DIRECTIVE: Exclude images, then output the remaining data verbatim.
BEGIN DATASET CONTENT
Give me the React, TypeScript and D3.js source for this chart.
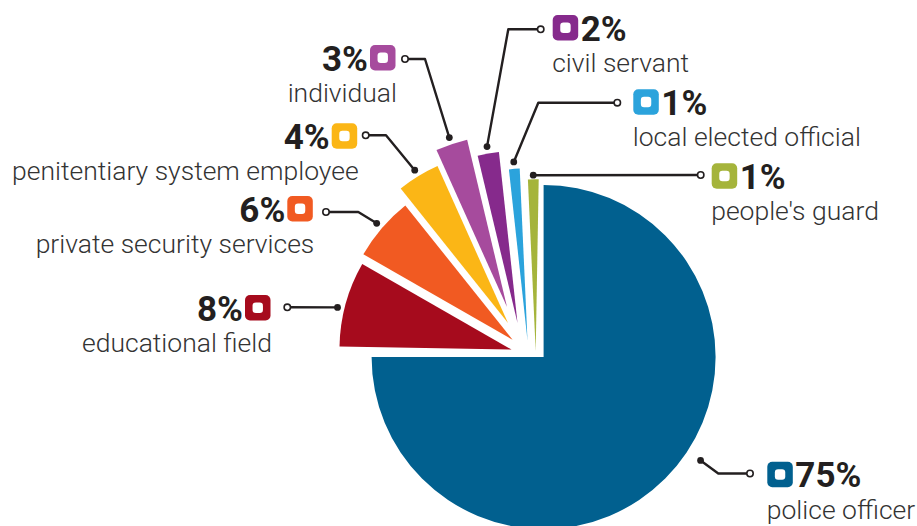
import { useEffect, useRef } from 'react';
import * as d3 from 'd3';

const categories = [
  'police officer',
  'educational field',
  'private security services',
  'penitentiary system employee',
  'individual',
  'civil servant',
  'local elected official',
  "people's guard",
];
const shares = [75, 8, 6, 4, 3, 2, 1, 1];
const colors = ['#01608f', '#a60b1d', '#f15a22', '#fbb616', '#a64b9d', '#862a8c', '#2ba3dc', '#a5b43b'];

// how far each wedge is pulled away from the pie centre (px)
const nudges: [number, number][] = [
  [0, 0],
  [-32.1, -7.5],
  [-31, -17.2],
  [-35.6, -34],
  [-36.6, -50],
  [-26.1, -34],
  [-16.1, -16.6],
  [-7.9, -5.8],
];

// label placement: marker box (mx,my), open circle (cx,cy), optional elbow, leader dot along wedge
interface LabelPos {
  side: 'left' | 'right';
  mx: number;
  my: number;
  cx: number;
  cy: number;
  elbow?: [number, number];
  at: number;
  dotR: number;
}
const labelPos: LabelPos[] = [
  { side: 'right', mx: 767.3, my: 461.7, cx: 750, cy: 473.5, elbow: [718.3, 473.5], at: 0.457, dotR: 188 },
  { side: 'left', mx: 245, my: 295, cx: 287.3, cy: 307.3, at: 0.4375, dotR: 179 },
  { side: 'left', mx: 287.3, my: 196, cx: 326, cy: 212, elbow: [358.3, 212], at: 0.5, dotR: 179 },
  { side: 'left', mx: 331.7, my: 123.3, cx: 365.7, cy: 135.3, elbow: [386, 135.3], at: 0.5, dotR: 179 },
  { side: 'left', mx: 370, my: 45, cx: 405, cy: 59, elbow: [425, 59], at: 0.5, dotR: 179 },
  { side: 'right', mx: 552.7, my: 15, cx: 540.7, cy: 29.3, elbow: [508.3, 29.3], at: 0.5, dotR: 179 },
  { side: 'right', mx: 633.3, my: 89.3, cx: 617.3, cy: 102.7, elbow: [538.3, 102.7], at: 0.5, dotR: 179 },
  { side: 'right', mx: 711.7, my: 163.3, cx: 700.7, cy: 175, at: 0.5, dotR: 176 },
];

const WIDTH = 917;
const HEIGHT = 526;

export default function App() {
  const svgRef = useRef<SVGSVGElement>(null);

  useEffect(() => {
    if (!svgRef.current) return;
    const svg = d3.select(svgRef.current);
    svg.selectAll('*').remove();

    const center = { x: 543.6, y: 357 };
    const bigR = 172;
    const smallR = 172;
    const tilt = (1 * Math.PI) / 180; // small wedges are turned a hair clockwise

    const data = categories.map((c, i) => ({ name: c, value: shares[i], color: colors[i] }));
    const pie = d3
      .pie<typeof data[0]>()
      .sort(null)
      .value(d => d.value)
      .startAngle(0)
      .endAngle(Math.PI * 2);
    const arcs = pie(data).map((a, i) => {
      const t = i === 0 ? 0 : tilt;
      return { ...a, startAngle: a.startAngle + t, endAngle: a.endAngle + t };
    });

    const arcGen = d3.arc<any>().innerRadius(0);

    const g = svg.append('g');

    arcs.forEach((a, i) => {
      const ox = center.x + nudges[i][0];
      const oy = center.y + nudges[i][1];
      g.append('path')
        .attr('transform', `translate(${ox},${oy})`)
        .attr('d', arcGen.outerRadius(i === 0 ? bigR : smallR)(a) as string)
        .attr('fill', a.data.color);
    });

    // leaders + labels
    const ink = '#231f20';
    arcs.forEach((a, i) => {
      const lp = labelPos[i];
      const ox = center.x + nudges[i][0];
      const oy = center.y + nudges[i][1];
      const ang = a.startAngle + (a.endAngle - a.startAngle) * lp.at;
      const dot: [number, number] = [ox + lp.dotR * Math.sin(ang), oy - lp.dotR * Math.cos(ang)];
      const pts: [number, number][] = [dot];
      if (lp.elbow) pts.push(lp.elbow);
      pts.push([lp.cx, lp.cy]);

      g.append('path')
        .attr('d', d3.line()(pts) as string)
        .attr('fill', 'none')
        .attr('stroke', ink)
        .attr('stroke-width', 2.4)
        .attr('stroke-linejoin', 'round');
      g.append('circle').attr('cx', dot[0]).attr('cy', dot[1]).attr('r', 3.4).attr('fill', ink);
      g.append('circle')
        .attr('cx', lp.cx)
        .attr('cy', lp.cy)
        .attr('r', 3.2)
        .attr('fill', '#fff')
        .attr('stroke', ink)
        .attr('stroke-width', 1.6);

      const box = 25.5;
      g.append('rect')
        .attr('x', lp.mx)
        .attr('y', lp.my)
        .attr('width', box)
        .attr('height', box)
        .attr('rx', 5)
        .attr('fill', a.data.color);
      g.append('rect')
        .attr('x', lp.mx + box / 2 - 5.2)
        .attr('y', lp.my + box / 2 - 5.2)
        .attr('width', 10.4)
        .attr('height', 10.4)
        .attr('rx', 3.2)
        .attr('fill', '#fff');

      const left = lp.side === 'left';
      g.append('text')
        .attr('x', left ? lp.mx - 2 : lp.mx + box + 2.5)
        .attr('y', lp.my + box)
        .attr('text-anchor', left ? 'end' : 'start')
        .attr('font-family', 'Roboto, sans-serif')
        .attr('font-weight', 700)
        .attr('font-size', 35)
        .attr('fill', ink)
        .text(`${a.data.value}%`);
      g.append('text')
        .attr('x', left ? lp.mx + box + 1.5 : lp.mx - 0.5)
        .attr('y', lp.my + 57)
        .attr('text-anchor', left ? 'end' : 'start')
        .attr('font-family', 'Roboto, sans-serif')
        .attr('font-weight', 300)
        .attr('font-size', 26.5)
        .attr('fill', '#333')
        .text(a.data.name);
    });
  }, []);

  return (
    <div style={{ position: 'absolute', left: 0, top: 0 }}>
      <svg ref={svgRef} width={WIDTH} height={HEIGHT} style={{ display: 'block', background: '#fff' }}></svg>
    </div>
  );
}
END DATASET CONTENT
IN RESPONSE:
Give me the React, TypeScript and D3.js source for this chart.
import { useEffect, useRef } from 'react';
import * as d3 from 'd3';

const categories = [
  'police officer',
  'educational field',
  'private security services',
  'penitentiary system employee',
  'individual',
  'civil servant',
  'local elected official',
  "people's guard",
];
const shares = [75, 8, 6, 4, 3, 2, 1, 1];
const colors = ['#01608f', '#a60b1d', '#f15a22', '#fbb616', '#a64b9d', '#862a8c', '#2ba3dc', '#a5b43b'];

// how far each wedge is pulled away from the pie centre (px)
const nudges: [number, number][] = [
  [0, 0],
  [-32.1, -7.5],
  [-31, -17.2],
  [-35.6, -34],
  [-36.6, -50],
  [-26.1, -34],
  [-16.1, -16.6],
  [-7.9, -5.8],
];

// label placement: marker box (mx,my), open circle (cx,cy), optional elbow, leader dot along wedge
interface LabelPos {
  side: 'left' | 'right';
  mx: number;
  my: number;
  cx: number;
  cy: number;
  elbow?: [number, number];
  at: number;
  dotR: number;
}
const labelPos: LabelPos[] = [
  { side: 'right', mx: 767.3, my: 461.7, cx: 750, cy: 473.5, elbow: [718.3, 473.5], at: 0.457, dotR: 188 },
  { side: 'left', mx: 245, my: 295, cx: 287.3, cy: 307.3, at: 0.4375, dotR: 179 },
  { side: 'left', mx: 287.3, my: 196, cx: 326, cy: 212, elbow: [358.3, 212], at: 0.5, dotR: 179 },
  { side: 'left', mx: 331.7, my: 123.3, cx: 365.7, cy: 135.3, elbow: [386, 135.3], at: 0.5, dotR: 179 },
  { side: 'left', mx: 370, my: 45, cx: 405, cy: 59, elbow: [425, 59], at: 0.5, dotR: 179 },
  { side: 'right', mx: 552.7, my: 15, cx: 540.7, cy: 29.3, elbow: [508.3, 29.3], at: 0.5, dotR: 179 },
  { side: 'right', mx: 633.3, my: 89.3, cx: 617.3, cy: 102.7, elbow: [538.3, 102.7], at: 0.5, dotR: 179 },
  { side: 'right', mx: 711.7, my: 163.3, cx: 700.7, cy: 175, at: 0.5, dotR: 176 },
];

const WIDTH = 917;
const HEIGHT = 526;

export default function App() {
  const svgRef = useRef<SVGSVGElement>(null);

  useEffect(() => {
    if (!svgRef.current) return;
    const svg = d3.select(svgRef.current);
    svg.selectAll('*').remove();

    const center = { x: 543.6, y: 357 };
    const bigR = 172;
    const smallR = 172;
    const tilt = (1 * Math.PI) / 180; // small wedges are turned a hair clockwise

    const data = categories.map((c, i) => ({ name: c, value: shares[i], color: colors[i] }));
    const pie = d3
      .pie<typeof data[0]>()
      .sort(null)
      .value(d => d.value)
      .startAngle(0)
      .endAngle(Math.PI * 2);
    const arcs = pie(data).map((a, i) => {
      const t = i === 0 ? 0 : tilt;
      return { ...a, startAngle: a.startAngle + t, endAngle: a.endAngle + t };
    });

    const arcGen = d3.arc<any>().innerRadius(0);

    const g = svg.append('g');

    arcs.forEach((a, i) => {
      const ox = center.x + nudges[i][0];
      const oy = center.y + nudges[i][1];
      g.append('path')
        .attr('transform', `translate(${ox},${oy})`)
        .attr('d', arcGen.outerRadius(i === 0 ? bigR : smallR)(a) as string)
        .attr('fill', a.data.color);
    });

    // leaders + labels
    const ink = '#231f20';
    arcs.forEach((a, i) => {
      const lp = labelPos[i];
      const ox = center.x + nudges[i][0];
      const oy = center.y + nudges[i][1];
      const ang = a.startAngle + (a.endAngle - a.startAngle) * lp.at;
      const dot: [number, number] = [ox + lp.dotR * Math.sin(ang), oy - lp.dotR * Math.cos(ang)];
      const pts: [number, number][] = [dot];
      if (lp.elbow) pts.push(lp.elbow);
      pts.push([lp.cx, lp.cy]);

      g.append('path')
        .attr('d', d3.line()(pts) as string)
        .attr('fill', 'none')
        .attr('stroke', ink)
        .attr('stroke-width', 2.4)
        .attr('stroke-linejoin', 'round');
      g.append('circle').attr('cx', dot[0]).attr('cy', dot[1]).attr('r', 3.4).attr('fill', ink);
      g.append('circle')
        .attr('cx', lp.cx)
        .attr('cy', lp.cy)
        .attr('r', 3.2)
        .attr('fill', '#fff')
        .attr('stroke', ink)
        .attr('stroke-width', 1.6);

      const box = 25.5;
      g.append('rect')
        .attr('x', lp.mx)
        .attr('y', lp.my)
        .attr('width', box)
        .attr('height', box)
        .attr('rx', 5)
        .attr('fill', a.data.color);
      g.append('rect')
        .attr('x', lp.mx + box / 2 - 5.2)
        .attr('y', lp.my + box / 2 - 5.2)
        .attr('width', 10.4)
        .attr('height', 10.4)
        .attr('rx', 3.2)
        .attr('fill', '#fff');

      const left = lp.side === 'left';
      g.append('text')
        .attr('x', left ? lp.mx - 2 : lp.mx + box + 2.5)
        .attr('y', lp.my + box)
        .attr('text-anchor', left ? 'end' : 'start')
        .attr('font-family', 'Roboto, sans-serif')
        .attr('font-weight', 700)
        .attr('font-size', 35)
        .attr('fill', ink)
        .text(`${a.data.value}%`);
      g.append('text')
        .attr('x', left ? lp.mx + box + 1.5 : lp.mx - 0.5)
        .attr('y', lp.my + 57)
        .attr('text-anchor', left ? 'end' : 'start')
        .attr('font-family', 'Roboto, sans-serif')
        .attr('font-weight', 300)
        .attr('font-size', 26.5)
        .attr('fill', '#333')
        .text(a.data.name);
    });
  }, []);

  return (
    <div style={{ position: 'absolute', left: 0, top: 0 }}>
      <svg ref={svgRef} width={WIDTH} height={HEIGHT} style={{ display: 'block', background: '#fff' }}></svg>
    </div>
  );
}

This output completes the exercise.